Restate the full listing word for word and leave the pictures out.
*** Collected data
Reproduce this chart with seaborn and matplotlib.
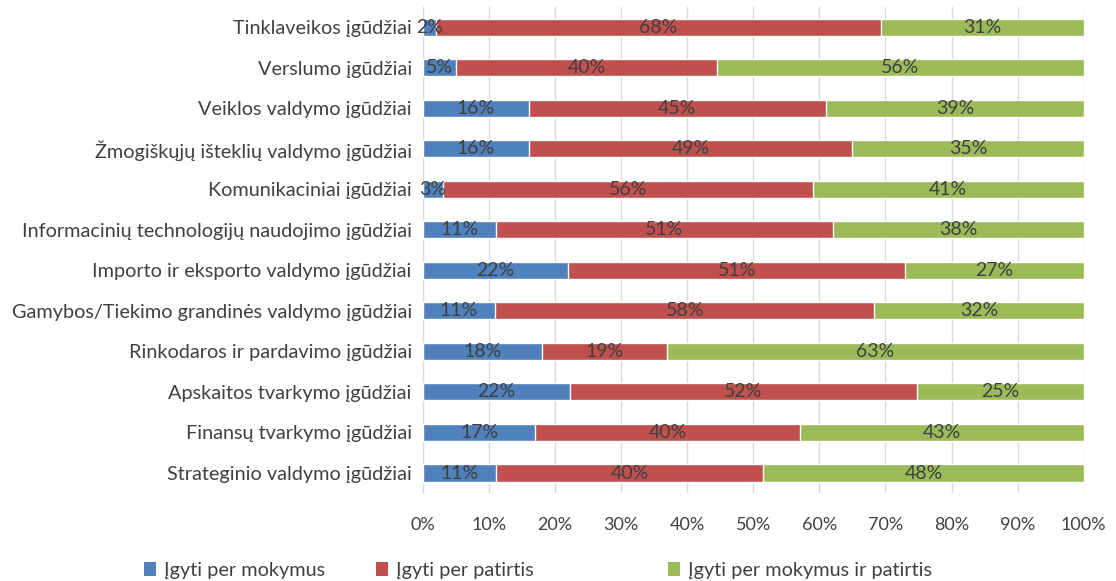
import numpy as np
import pandas as pd
import matplotlib
matplotlib.use("Agg")
import matplotlib.pyplot as plt
import seaborn as sns
from matplotlib.patches import Patch

# --- Data (percent, as shown on the chart) ---
categories = [
    "Tinklaveikos įgūdžiai",
    "Verslumo įgūdžiai",
    "Veiklos valdymo įgūdžiai",
    "Žmogiškųjų išteklių valdymo įgūdžiai",
    "Komunikaciniai įgūdžiai",
    "Informacinių technologijų naudojimo įgūdžiai",
    "Importo ir eksporto valdymo įgūdžiai",
    "Gamybos/Tiekimo grandinės valdymo įgūdžiai",
    "Rinkodaros ir pardavimo įgūdžiai",
    "Apskaitos tvarkymo įgūdžiai",
    "Finansų tvarkymo įgūdžiai",
    "Strateginio valdymo įgūdžiai",
]
per_mokymus = [2, 5, 16, 16, 3, 11, 22, 11, 18, 22, 17, 11]
per_patirtis = [68, 40, 45, 49, 56, 51, 51, 58, 19, 52, 40, 40]
abu = [31, 56, 39, 35, 41, 38, 27, 32, 63, 25, 43, 48]
series_names = ["Įgyti per mokymus", "Įgyti per patirtis", "Įgyti per mokymus ir patirtis"]

COLORS = ["#4F81BD", "#C0504D", "#9BBB59"]
TEXT = "#404040"

df = pd.DataFrame({"cat": categories, "a": per_mokymus, "b": per_patirtis, "c": abu})
total = df[["a", "b", "c"]].sum(axis=1)
# shares of the bar (rounded labels don't always sum to 100)
df["sa"] = df["a"] / total
df["sb"] = df["b"] / total
df["sc"] = df["c"] / total
df["cum_b"] = df["sa"] + df["sb"]
df["cum_c"] = df["cum_b"] + df["sc"]

sns.set_style("white")
plt.rcParams["font.family"] = ["Lato", "DejaVu Sans"]

fig = plt.figure(figsize=(11.16, 5.81), dpi=100)
ax = fig.add_axes([0.379, 0.151, 0.592, 0.837])

# stacked bars by overlaying cumulative totals
w = 0.42
sns.barplot(data=df, x="cum_c", y="cat", color=COLORS[2], width=w, saturation=1, ax=ax, zorder=2)
sns.barplot(data=df, x="cum_b", y="cat", color=COLORS[1], width=w, saturation=1, ax=ax, zorder=3)
sns.barplot(data=df, x="sa", y="cat", color=COLORS[0], width=w, saturation=1, ax=ax, zorder=4)

# segment labels
for i, row in df.iterrows():
    starts = [0, row["sa"], row["cum_b"]]
    widths = [row["sa"], row["sb"], row["sc"]]
    vals = [row["a"], row["b"], row["c"]]
    for s, wd, v in zip(starts, widths, vals):
        ax.text(s + wd / 2, i, f"{v}%", ha="center", va="center",
                fontsize=14, color=TEXT, zorder=5)

ax.set_xlim(0, 1)
ax.set_ylim(len(categories) - 0.5, -0.5)
ax.set_xticks(np.linspace(0, 1, 11))
ax.set_xticklabels([f"{int(t)}%" for t in np.linspace(0, 100, 11)])
ax.set_xlabel("")
ax.set_ylabel("")
ax.tick_params(axis="x", labelsize=13, colors=TEXT, length=0, pad=17)
ax.tick_params(axis="y", labelsize=14.3, colors=TEXT, length=0, pad=8)
ax.grid(axis="x", color="#D9D9D9", linewidth=1, zorder=0)
ax.set_axisbelow(True)
for side in ["top", "right", "bottom"]:
    ax.spines[side].set_visible(False)
ax.spines["left"].set_color("#D9D9D9")

# legend entries placed individually (Excel-style spacing)
legend_x = [0.129, 0.337, 0.599]
for h, name, lx in zip(COLORS, series_names, legend_x):
    fig.legend([Patch(facecolor=h, edgecolor="none")], [name], loc="center left",
               bbox_to_anchor=(lx, 0.018), frameon=False, fontsize=14.3,
               labelcolor=TEXT, handlelength=0.6, handleheight=0.75,
               handletextpad=0.4, borderpad=0, borderaxespad=0)

fig.savefig("out.png", dpi=100)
******
▶ [Final answer]:
Reproduce this chart with seaborn and matplotlib.
import numpy as np
import pandas as pd
import matplotlib
matplotlib.use("Agg")
import matplotlib.pyplot as plt
import seaborn as sns
from matplotlib.patches import Patch

# --- Data (percent, as shown on the chart) ---
categories = [
    "Tinklaveikos įgūdžiai",
    "Verslumo įgūdžiai",
    "Veiklos valdymo įgūdžiai",
    "Žmogiškųjų išteklių valdymo įgūdžiai",
    "Komunikaciniai įgūdžiai",
    "Informacinių technologijų naudojimo įgūdžiai",
    "Importo ir eksporto valdymo įgūdžiai",
    "Gamybos/Tiekimo grandinės valdymo įgūdžiai",
    "Rinkodaros ir pardavimo įgūdžiai",
    "Apskaitos tvarkymo įgūdžiai",
    "Finansų tvarkymo įgūdžiai",
    "Strateginio valdymo įgūdžiai",
]
per_mokymus = [2, 5, 16, 16, 3, 11, 22, 11, 18, 22, 17, 11]
per_patirtis = [68, 40, 45, 49, 56, 51, 51, 58, 19, 52, 40, 40]
abu = [31, 56, 39, 35, 41, 38, 27, 32, 63, 25, 43, 48]
series_names = ["Įgyti per mokymus", "Įgyti per patirtis", "Įgyti per mokymus ir patirtis"]

COLORS = ["#4F81BD", "#C0504D", "#9BBB59"]
TEXT = "#404040"

df = pd.DataFrame({"cat": categories, "a": per_mokymus, "b": per_patirtis, "c": abu})
total = df[["a", "b", "c"]].sum(axis=1)
# shares of the bar (rounded labels don't always sum to 100)
df["sa"] = df["a"] / total
df["sb"] = df["b"] / total
df["sc"] = df["c"] / total
df["cum_b"] = df["sa"] + df["sb"]
df["cum_c"] = df["cum_b"] + df["sc"]

sns.set_style("white")
plt.rcParams["font.family"] = ["Lato", "DejaVu Sans"]

fig = plt.figure(figsize=(11.16, 5.81), dpi=100)
ax = fig.add_axes([0.379, 0.151, 0.592, 0.837])

# stacked bars by overlaying cumulative totals
w = 0.42
sns.barplot(data=df, x="cum_c", y="cat", color=COLORS[2], width=w, saturation=1, ax=ax, zorder=2)
sns.barplot(data=df, x="cum_b", y="cat", color=COLORS[1], width=w, saturation=1, ax=ax, zorder=3)
sns.barplot(data=df, x="sa", y="cat", color=COLORS[0], width=w, saturation=1, ax=ax, zorder=4)

# segment labels
for i, row in df.iterrows():
    starts = [0, row["sa"], row["cum_b"]]
    widths = [row["sa"], row["sb"], row["sc"]]
    vals = [row["a"], row["b"], row["c"]]
    for s, wd, v in zip(starts, widths, vals):
        ax.text(s + wd / 2, i, f"{v}%", ha="center", va="center",
                fontsize=14, color=TEXT, zorder=5)

ax.set_xlim(0, 1)
ax.set_ylim(len(categories) - 0.5, -0.5)
ax.set_xticks(np.linspace(0, 1, 11))
ax.set_xticklabels([f"{int(t)}%" for t in np.linspace(0, 100, 11)])
ax.set_xlabel("")
ax.set_ylabel("")
ax.tick_params(axis="x", labelsize=13, colors=TEXT, length=0, pad=17)
ax.tick_params(axis="y", labelsize=14.3, colors=TEXT, length=0, pad=8)
ax.grid(axis="x", color="#D9D9D9", linewidth=1, zorder=0)
ax.set_axisbelow(True)
for side in ["top", "right", "bottom"]:
    ax.spines[side].set_visible(False)
ax.spines["left"].set_color("#D9D9D9")

# legend entries placed individually (Excel-style spacing)
legend_x = [0.129, 0.337, 0.599]
for h, name, lx in zip(COLORS, series_names, legend_x):
    fig.legend([Patch(facecolor=h, edgecolor="none")], [name], loc="center left",
               bbox_to_anchor=(lx, 0.018), frameon=False, fontsize=14.3,
               labelcolor=TEXT, handlelength=0.6, handleheight=0.75,
               handletextpad=0.4, borderpad=0, borderaxespad=0)

fig.savefig("out.png", dpi=100)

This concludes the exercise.